The Court recalls, next, that, while a Member State exceeding the limit values for particulate matter PM10 is not in itself sufficient to consider that that Member State has failed to fulfil its obligations, pursuant to the directive, to draw up air quality plans setting out appropriate measures and to include in those plans a minimum amount of information, that Member State must nevertheless ensure that the exceedance period is kept as short as possible.
In that context, the Court finds that Hungary did in fact adopt air quality plans and various measures aimed at improving air quality. Nevertheless, those plans do not provide precise indications concerning the improvement of air quality planned and the expected time required to attain the objectives pursued. Moreover, the measures in question do not mention the date by which compliance with the daily limit value for particulate matter PM10 would be achieved in the zones concerned, and sometimes specify an implementation period that could extend over several years following the entry into force of the limit values for particulate matter PM10.
Consequently, the Court states that Hungary manifestly failed to adopt in good time appropriate measures to ensure that the period of exceedance of the limit values for particulate matter PM10 was kept as short as possible in the zones concerned.
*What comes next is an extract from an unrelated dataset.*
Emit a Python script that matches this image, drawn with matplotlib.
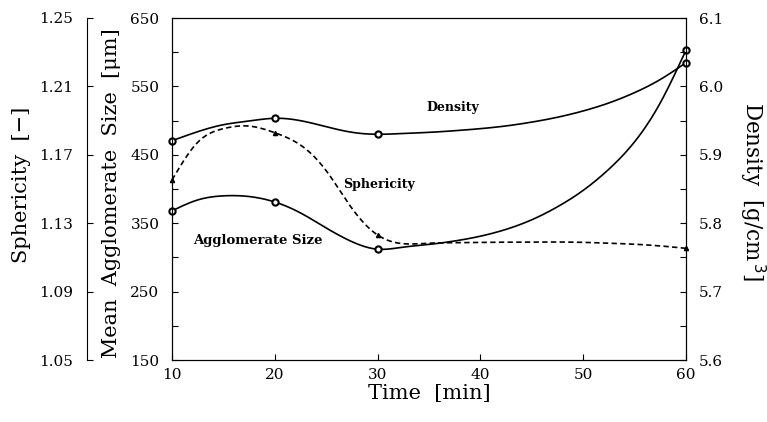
import numpy as np
import matplotlib.pyplot as plt

time = [10, 12.5, 15, 17.5, 20, 22.5, 25, 27.5, 30, 32.5, 35,
        37.5, 40, 42.5, 45, 47.5, 50, 52.5, 55, 57.5, 60]
agg_size = [368, 384, 390, 389, 381, 365, 343, 323, 312, 315, 319,
            324, 331, 341, 355, 374, 398, 429, 469, 526, 603]          # um
sphericity = [1.1553, 1.1773, 1.1853, 1.1868, 1.1829, 1.1757, 1.1607, 1.1387, 1.1231, 1.1180, 1.1183,
              1.1186, 1.1188, 1.1189, 1.1190, 1.1190, 1.1188, 1.1183, 1.1177, 1.1167, 1.1153]
density = [5.9206, 5.9338, 5.9440, 5.9494, 5.9534, 5.9499, 5.9411, 5.9329, 5.9300, 5.9312, 5.9328,
           5.9352, 5.9382, 5.9422, 5.9478, 5.9549, 5.9641, 5.9758, 5.9909, 6.0101, 6.0347]  # g/cm3
measured = [10, 20, 30, 60]


def natural_spline(t, v, tt):
    t = np.asarray(t, float)
    v = np.asarray(v, float)
    n = len(t)
    h = np.diff(t)
    A = np.zeros((n, n))
    b = np.zeros(n)
    A[0, 0] = A[-1, -1] = 1
    for i in range(1, n - 1):
        A[i, i - 1] = h[i - 1]
        A[i, i] = 2 * (h[i - 1] + h[i])
        A[i, i + 1] = h[i]
        b[i] = 6 * ((v[i + 1] - v[i]) / h[i] - (v[i] - v[i - 1]) / h[i - 1])
    M = np.linalg.solve(A, b)
    k = np.clip(np.searchsorted(t, tt) - 1, 0, n - 2)
    hk = h[k]
    a = t[k + 1] - tt
    c = tt - t[k]
    return (M[k] * a**3 / (6 * hk) + M[k + 1] * c**3 / (6 * hk)
            + (v[k] / hk - M[k] * hk / 6) * a + (v[k + 1] / hk - M[k + 1] * hk / 6) * c)


tt = np.linspace(10, 60, 500)
idx = [time.index(m) for m in measured]
pts = lambda arr: [arr[i] for i in idx]

plt.rcParams['font.family'] = 'DejaVu Serif'

fig = plt.figure(figsize=(7.67, 4.22), dpi=100)
ax = fig.add_axes([172 / 767, 1 - 360 / 422, 514 / 767, 342 / 422])

# agglomerate size on the inner left axis
ax.plot(tt, natural_spline(time, agg_size, tt), color='black', lw=1.2)
ax.plot(measured, pts(agg_size), 'o', ms=4.5, mfc='white', mec='black', mew=1.5, clip_on=False)
ax.set_xlim(10, 60)
ax.set_ylim(150, 650)
ax.set_xticks([10, 20, 30, 40, 50, 60])
ax.set_yticks(np.arange(150, 651, 50))
ax.set_yticklabels(['150', '', '250', '', '350', '', '450', '', '550', '', '650'])
ax.tick_params(direction='in', length=4, labelsize=11, width=0.8)
ax.tick_params(axis='y', pad=9)
ax.tick_params(axis='x', pad=6)
ax.set_xlabel('Time  [min]', fontsize=15, labelpad=1)
fig.text(112 / 767, 1 - 193 / 422, 'Mean  Agglomerate  Size  [μm]', fontsize=15,
         rotation=90, ha='center', va='center')

# density on the right axis
axd = ax.twinx()
axd.plot(tt, natural_spline(time, density, tt), color='black', lw=1.2)
axd.plot(measured, pts(density), 'o', ms=4.5, mfc='white', mec='black', mew=1.5, clip_on=False)
axd.set_ylim(5.6, 6.1)
axd.set_yticks(np.arange(5.6, 6.101, 0.05))
axd.set_yticklabels(['5.6', '', '5.7', '', '5.8', '', '5.9', '', '6.0', '', '6.1'])
axd.tick_params(direction='in', length=4, labelsize=11, width=0.8, pad=9)
fig.text(752 / 767, 1 - 192 / 422, 'Density  [g/cm$^{\\,3}$]', fontsize=15.5,
         rotation=270, ha='center', va='center')

# sphericity on the outer left axis
axs = ax.twinx()
for side in ['right', 'top', 'bottom']:
    axs.spines[side].set_visible(False)
axs.spines['left'].set_visible(True)
axs.spines['left'].set_position(('axes', (87 - 172) / 514))
axs.yaxis.set_ticks_position('left')
axs.plot(tt, natural_spline(time, sphericity, tt), color='black', lw=1.2, ls=(0, (3.2, 2)))
axs.plot(measured, pts(sphericity), '^', ms=3, color='black', clip_on=False)
axs.set_ylim(1.05, 1.25)
axs.set_yticks([1.05, 1.09, 1.13, 1.17, 1.21, 1.25])
axs.set_yticklabels(['1.05', '1.09', '1.13', '1.17', '1.21', '1.25'])
axs.tick_params(direction='in', length=4, labelsize=11, width=0.8, pad=10)
fig.text(22 / 767, 1 - 185 / 422, 'Sphericity  [−]', fontsize=15,
         rotation=90, ha='center', va='center')

# curve labels
fig.text(453 / 767, 1 - 108 / 422, 'Density', fontsize=9, fontweight='bold',
         ha='center', va='center')
fig.text(379 / 767, 1 - 185 / 422, 'Sphericity', fontsize=9, fontweight='bold',
         ha='center', va='center')
fig.text(258 / 767, 1 - 241 / 422, 'Agglomerate Size', fontsize=9.5, fontweight='bold',
         ha='center', va='center')

fig.savefig('out.png', dpi=100)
Thus, the exceedance of the daily limit value for particulate matter PM10 in those zones remained systematic and persistent for six and eight years, respectively.
In those circumstances, the Court finds that Hungary failed to fulfil its obligations as regards both the exceedance of the daily limit value for particulate matter PM10 in the zones concerned and the breach of its obligation to ensure that the exceedance period was kept as short as possible.
1 Directive 2008/50/EC of the European Parliament and of the Council of 21 May 2008 on ambient air quality and cleaner air for Europe (OJ 2008 L 152, p. 1).
2 Particulate matter PM10 is particulate matter which passes through a size-selective inlet as defined in the reference method for the sampling and measurement of PM10, EN 12 341, with a 50% efficiency cut-off at 10 μm aerodynamic diameter.